Task to carry out — Copy the records below word for word, from the first line through the line that contains "XAxis, YAxis, CartesianGrid", and leave out any pictures.

-- Begin --

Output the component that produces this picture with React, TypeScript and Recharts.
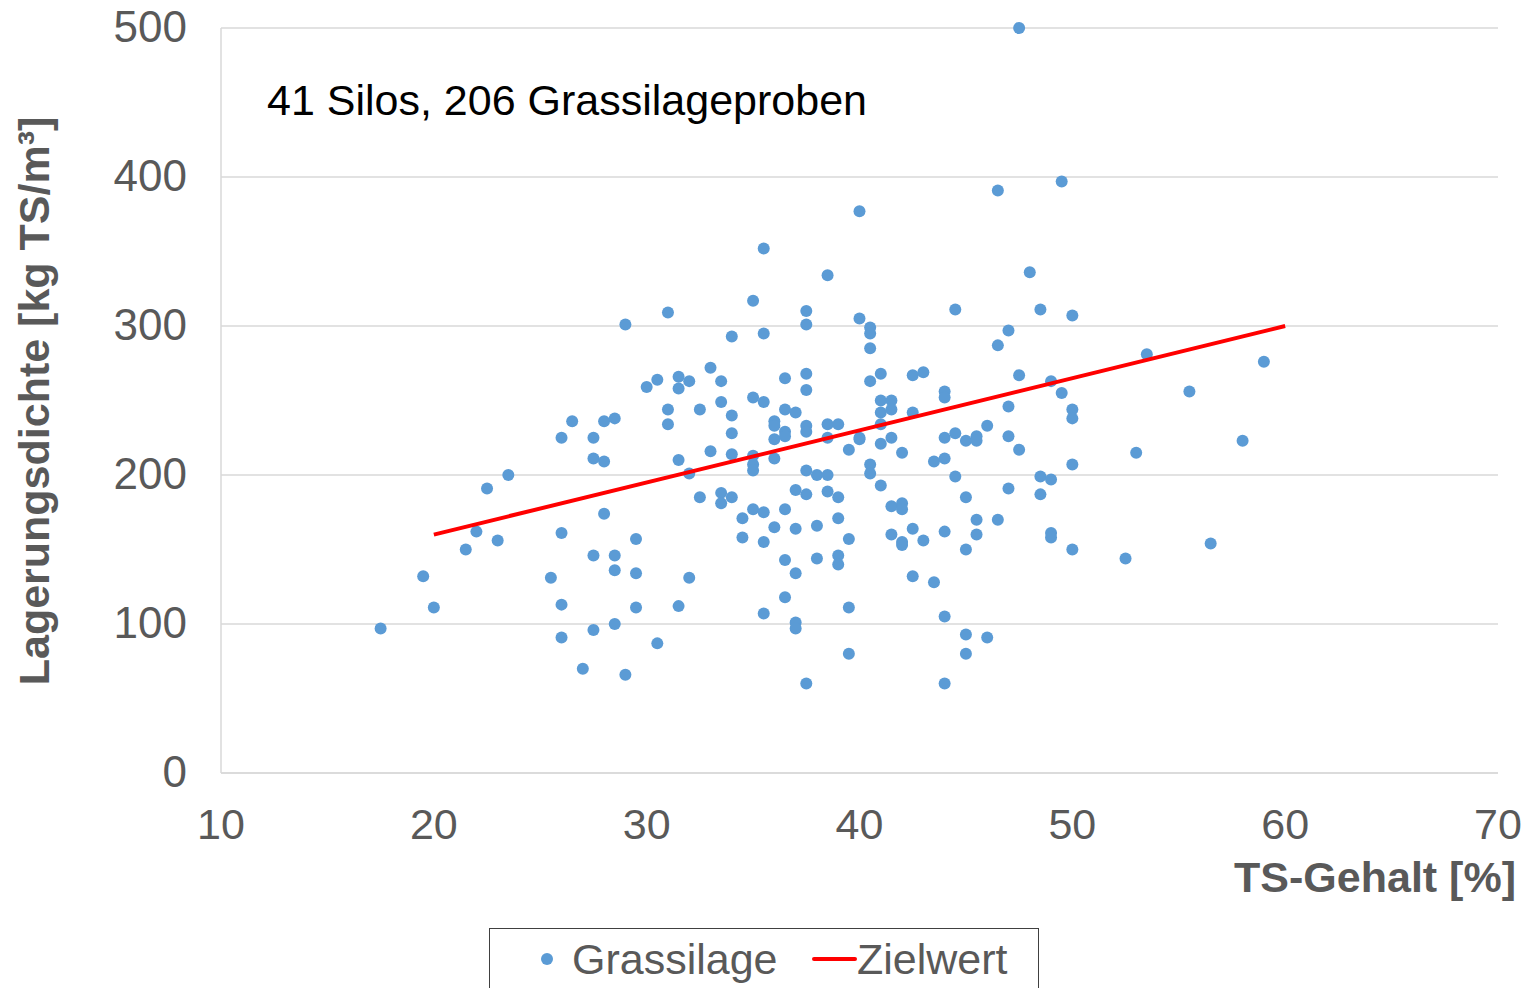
import { ScatterChart, Scatter, XAxis, YAxis, CartesianGrid } from 'recharts';

// TS-Gehalt [%] of every sample
const tsGehalt = [
  17.5, 19.5, 20, 21.5, 22, 22.5, 23, 23.5, 25.5,
  26, 26, 26, 26, 26.5, 27, 27.5, 27.5, 27.5, 27.5,
  28, 28, 28, 28.5, 28.5, 28.5, 28.5, 29, 29, 29.5, 29.5, 29.5,
  30, 30.5, 30.5, 31, 31, 31, 31.5, 31.5, 31.5, 31.5, 32, 32, 32,
  32.5, 32.5, 33, 33, 33.5, 33.5, 33.5, 33.5, 34, 34, 34, 34, 34,
  34.5, 34.5, 35, 35, 35, 35, 35, 35, 35.5, 35.5, 35.5, 35.5, 35.5, 35.5,
  36, 36, 36, 36, 36, 36.5, 36.5, 36.5, 36.5, 36.5, 36.5, 36.5,
  37, 37, 37, 37, 37, 37, 37.5, 37.5, 37.5, 37.5, 37.5, 37.5, 37.5, 37.5, 37.5,
  38, 38, 38, 38.5, 38.5, 38.5, 38.5, 38.5, 39, 39, 39, 39, 39,
  39.5, 39.5, 39.5, 39.5, 40, 40, 40, 40, 40.5, 40.5, 40.5, 40.5, 40.5, 40.5,
  41, 41, 41, 41, 41, 41, 41.5, 41.5, 41.5, 41.5, 41.5, 42, 42, 42, 42, 42,
  42.5, 42.5, 42.5, 42.5, 43, 43, 43.5, 43.5, 44, 44, 44, 44, 44, 44, 44,
  44.5, 44.5, 44.5, 45, 45, 45, 45, 45, 45.5, 45.5, 45.5, 45.5, 46, 46,
  46.5, 46.5, 46.5, 47, 47, 47, 47, 47.5, 47.5, 47.5, 48, 48.5, 48.5, 48.5,
  49, 49, 49, 49, 49.5, 49.5, 50, 50, 50, 50, 50,
  52.5, 53, 53.5, 55.5, 56.5, 58, 59,
];

// Lagerungsdichte [kg TS/m³], same order as tsGehalt
const lagerungsdichte = [
  97, 132, 111, 150, 162, 191, 156, 200, 131,
  225, 161, 113, 91, 236, 70, 225, 211, 146, 96,
  236, 209, 174, 238, 146, 136, 100, 301, 66, 157, 134, 111,
  259, 264, 87, 309, 244, 234, 266, 258, 210, 112, 263, 201, 131,
  244, 185, 272, 216, 263, 249, 188, 181, 293, 240, 228, 214, 185,
  171, 158, 317, 252, 213, 207, 203, 177, 352, 295, 249, 175, 155, 107,
  236, 233, 224, 211, 165, 265, 244, 229, 226, 177, 143, 118,
  242, 190, 164, 134, 101, 97, 310, 301, 268, 257, 233, 229, 203, 187, 60,
  200, 166, 144, 334, 234, 225, 200, 189, 234, 185, 171, 146, 140,
  217, 157, 111, 80, 377, 305, 225, 224, 299, 295, 285, 263, 207, 201,
  268, 250, 242, 234, 221, 193, 250, 244, 225, 179, 160, 215, 181, 177, 155, 153,
  267, 242, 164, 132, 269, 156, 209, 128, 256, 252, 225, 211, 162, 105, 60,
  311, 228, 199, 223, 185, 150, 93, 80, 226, 223, 170, 160, 233, 91,
  391, 287, 170, 297, 246, 226, 191, 500, 267, 217, 336, 311, 199, 187,
  263, 197, 161, 158, 397, 255, 307, 244, 238, 207, 150,
  144, 215, 281, 256, 154, 223, 276,
];

// Zielwert line end points
const zielTs = [20, 60];
const zielDichte = [160, 300];

const xTicks = [10, 20, 30, 40, 50, 60, 70];
const yTicks = [0, 100, 200, 300, 400, 500];

const proben = tsGehalt.map((x, i) => ({ x, y: lagerungsdichte[i] }));
const ziel = zielTs.map((x, i) => ({ x, y: zielDichte[i] }));

const FONT = '"Liberation Sans", Arial, Helvetica, sans-serif';
const GRAU = '#595959';
const BLAU = '#5B9BD5';
const ROT = '#FF0000';

function Punkt(props: { cx?: number; cy?: number }) {
  if (props.cx == null || props.cy == null) return <g />;
  return <circle cx={props.cx} cy={props.cy} r={6} fill={BLAU} />;
}

function LegendBox() {
  const text = {
    position: 'absolute' as const,
    top: 9,
    fontSize: 43,
    lineHeight: '42px',
    color: GRAU,
    whiteSpace: 'nowrap' as const,
  };
  return (
    <div
      style={{
        position: 'absolute',
        left: 489,
        top: 928,
        width: 550,
        height: 90,
        border: '1.5px solid #404040',
        boxSizing: 'border-box',
        background: '#fff',
        fontFamily: FONT,
      }}
    >
      <div
        style={{
          position: 'absolute',
          left: 51,
          top: 24,
          width: 12,
          height: 12,
          borderRadius: 6,
          background: BLAU,
        }}
      />
      <span style={{ ...text, left: 82 }}>Grassilage</span>
      <div
        style={{
          position: 'absolute',
          left: 322,
          top: 28,
          width: 45,
          height: 4,
          borderRadius: 2,
          background: ROT,
        }}
      />
      <span style={{ ...text, left: 367 }}>Zielwert</span>
    </div>
  );
}

export default function App() {
  return (
    <div
      style={{
        position: 'absolute',
        left: 0,
        top: 0,
        width: 1538,
        height: 988,
        overflow: 'hidden',
        background: '#fff',
        fontFamily: FONT,
      }}
    >
      <ScatterChart
        width={1538}
        height={988}
        margin={{ top: 28, right: 40, bottom: 155, left: 101 }}
      >
        <CartesianGrid vertical={false} stroke="#d9d9d9" strokeWidth={1.5} />
        <XAxis
          type="number"
          dataKey="x"
          domain={[10, 70]}
          ticks={xTicks}
          height={60}
          stroke="#d9d9d9"
          strokeWidth={1.5}
          tickLine={false}
          tickSize={0}
          tickMargin={35}
          tick={{ fontSize: 43, fill: GRAU, fontFamily: FONT }}
          label={{
            content: () => (
              <text
                x={1516}
                y={892}
                textAnchor="end"
                fontSize={43}
                fontWeight="bold"
                fill={GRAU}
                fontFamily={FONT}
              >
                TS-Gehalt [%]
              </text>
            ),
          }}
        />
        <YAxis
          type="number"
          dataKey="y"
          domain={[0, 500]}
          ticks={yTicks}
          width={120}
          stroke="#d9d9d9"
          strokeWidth={1.5}
          tickLine={false}
          tickSize={0}
          tickMargin={34}
          tick={{ fontSize: 44, fill: GRAU, fontFamily: FONT, dy: -2 }}
          label={{
            content: () => (
              <text
                x={49}
                y={401}
                transform="rotate(-90 49 401)"
                textAnchor="middle"
                fontSize={43}
                fontWeight="bold"
                fill={GRAU}
                fontFamily={FONT}
              >
                Lagerungsdichte [kg TS/m³]
              </text>
            ),
          }}
        />
        <Scatter
          name="Grassilage"
          data={proben}
          fill={BLAU}
          shape={<Punkt />}
          isAnimationActive={false}
        />
        <Scatter
          name="Zielwert"
          data={ziel}
          line={{ stroke: ROT, strokeWidth: 4 }}
          lineType="joint"
          shape={() => <g />}
          isAnimationActive={false}
        />
      </ScatterChart>
      <div
        style={{
          position: 'absolute',
          left: 267,
          top: 79,
          fontSize: 43,
          lineHeight: '42px',
          color: '#000',
          whiteSpace: 'nowrap',
        }}
      >
        41 Silos, 206 Grassilageproben
      </div>
      <LegendBox />
    </div>
  );
}
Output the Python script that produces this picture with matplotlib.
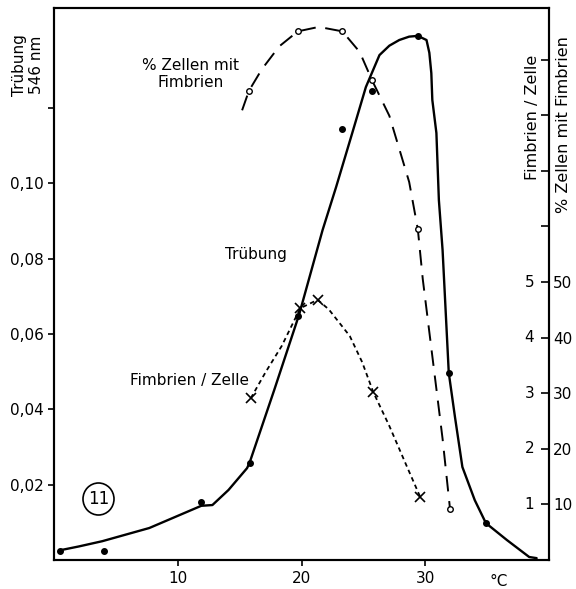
import matplotlib
matplotlib.use("Agg")
import matplotlib.pyplot as plt
from matplotlib.patches import Ellipse
from matplotlib.transforms import blended_transform_factory

plt.rcParams['font.family'] = ['DejaVu Sans']
plt.rcParams['font.size'] = 11

######################  Data  ######################

# Truebung (546 nm) - measured points
trub_pts_x = [0.5, 4.0, 11.9, 15.8, 19.7, 23.3, 25.7, 29.4, 31.9, 34.9]
trub_pts_y = [0.0024, 0.0024, 0.0154, 0.0258, 0.0648, 0.1145, 0.1246, 0.1392, 0.0497, 0.0098]

# Truebung - hand drawn curve (traced)
trub_x = [0.5, 2.0, 3.9, 7.7, 11.9, 12.8, 14.1, 15.6, 15.8, 17.8, 19.8, 21.7, 22.8,
          24.1, 25.2, 26.3, 27.1, 27.9, 28.7, 29.4, 30.1, 30.33, 30.49, 30.57, 30.9,
          31.1, 31.4, 31.9, 32.4, 33.0, 34.0, 34.9, 36.6, 38.4, 39.0]
trub_y = [0.0026, 0.0036, 0.0050, 0.0085, 0.0144, 0.0146, 0.0186, 0.0244, 0.0258,
          0.0452, 0.0651, 0.0876, 0.0991, 0.1134, 0.1256, 0.1341, 0.1366, 0.1381,
          0.1390, 0.1392, 0.1381, 0.1347, 0.1293, 0.1222, 0.1134, 0.0956, 0.0823,
          0.0497, 0.0380, 0.0247, 0.0159, 0.0098, 0.0053, 0.0008, 0.0005]

# % Zellen mit Fimbrien
pct_pts_x = [15.75, 19.7, 23.3, 25.7, 29.4, 32.0]
pct_pts_y = [84.4, 95.1, 95.1, 86.3, 59.5, 9.2]
pct_x = [15.2, 15.75, 16.8, 18.2, 19.7, 21.4, 23.3, 24.7, 25.7, 27.1, 28.7, 29.4,
         29.8, 31.4, 32.0]
pct_y = [80.9, 84.4, 88.3, 92.4, 95.1, 95.9, 95.1, 91.4, 86.3, 79.9, 68.0, 59.5,
         50.5, 21.8, 9.2]

# Fimbrien / Zelle
fz_pts_x = [15.9, 19.9, 21.3, 25.8, 29.6]
fz_pts_y = [2.91, 4.53, 4.68, 3.02, 1.13]
fz_x = [15.9, 17.1, 18.4, 19.9, 21.3, 22.2, 23.9, 24.9, 25.8, 27.1, 28.5, 29.6]
fz_y = [2.91, 3.38, 3.85, 4.53, 4.68, 4.51, 4.03, 3.56, 3.02, 2.41, 1.69, 1.13]

left_ticks = [0.02, 0.04, 0.06, 0.08, 0.10, 0.12]
left_labels = ['0,02', '0,04', '0,06', '0,08', '0,10', '']
right_ticks = [10, 20, 30, 40, 50, 60, 70, 80, 90]
right_labels = ['10', '20', '30', '40', '50', '', '', '', '']
fz_labels = ['1', '2', '3', '4', '5']
x_ticks = [10, 20, 30]

######################  Figure  ######################

fig = plt.figure(figsize=(5.76, 5.89), dpi=100)
ax = fig.add_axes([0.09375, 0.0492, 0.8594, 0.9372])
ax2 = ax.twinx()

ax.set_xlim(0, 40)
ax.set_ylim(0, 0.1466)
ax2.set_ylim(0, 99.3)

for a in (ax, ax2):
    for s in a.spines.values():
        s.set_linewidth(1.5)

# Truebung
ax.plot(trub_x, trub_y, color='black', lw=1.7, solid_capstyle='round',
        solid_joinstyle='round')
ax.plot(trub_pts_x, trub_pts_y, 'o', color='black', ms=4)

# % Zellen mit Fimbrien
ax2.plot(pct_x, pct_y, color='black', lw=1.4, dashes=(8, 5))
ax2.plot(pct_pts_x, pct_pts_y, 'o', mfc='white', mec='black', ms=4, mew=1.0)

# Fimbrien / Zelle  (scaled x10 onto the right axis)
ax2.plot(fz_x, [v * 10 for v in fz_y], color='black', lw=1.3, dashes=(2.5, 2))
ax2.plot(fz_pts_x, [v * 10 for v in fz_pts_y], 'x', color='black', ms=7, mew=1.2)

# axes ticks
ax.set_xticks(x_ticks)
ax.set_xticklabels([str(t) for t in x_ticks])
ax.set_yticks(left_ticks)
ax.set_yticklabels(left_labels)
ax.tick_params(axis='both', direction='out', length=4, width=1.2, labelsize=11)
ax.tick_params(axis='x', pad=4)

ax2.set_yticks(right_ticks)
ax2.set_yticklabels(right_labels)
ax2.tick_params(axis='y', direction='in', length=6, width=1.2, labelsize=11, pad=3)

tr = blended_transform_factory(ax2.transAxes, ax2.transData)
for i, lab in enumerate(fz_labels):
    ax2.text(0.97, (i + 1) * 10, lab, transform=tr, ha='right', va='center', fontsize=11)

# texts
fig.text(499 / 576, 1 - 581 / 589, '°C', ha='center', va='center', fontsize=11)
fig.text(28 / 576, 1 - 65 / 589, 'Trübung\n546 nm', rotation=90, ha='center', va='center',
         fontsize=11, linespacing=1.1)
fig.text(191 / 576, 1 - 74 / 589, '% Zellen mit\nFimbrien', ha='center', va='center',
         fontsize=11, linespacing=1.1)
fig.text(256 / 576, 1 - 255 / 589, 'Trübung', ha='center', va='center', fontsize=11)
fig.text(190 / 576, 1 - 380 / 589, 'Fimbrien / Zelle', ha='center', va='center', fontsize=11)
fig.text(533 / 576, 1 - 117 / 589, 'Fimbrien / Zelle', rotation=90, ha='center', va='center',
         fontsize=11.5)
fig.text(564 / 576, 1 - 125 / 589, '% Zellen mit Fimbrien', rotation=90, ha='center',
         va='center', fontsize=11.5)

# circled figure number
fig.text(98.5 / 576, 1 - 499 / 589, '11', ha='center', va='center', fontsize=12)
fig.patches.append(Ellipse((98.5 / 576, 1 - 499 / 589), 31 / 576, 32 / 589,
                           transform=fig.transFigure, fill=False, lw=1.2, color='black'))

fig.savefig('out.png', dpi=100)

-- End --

The result —
Output the component that produces this picture with React, TypeScript and Recharts.
import { ScatterChart, Scatter, XAxis, YAxis, CartesianGrid } from 'recharts';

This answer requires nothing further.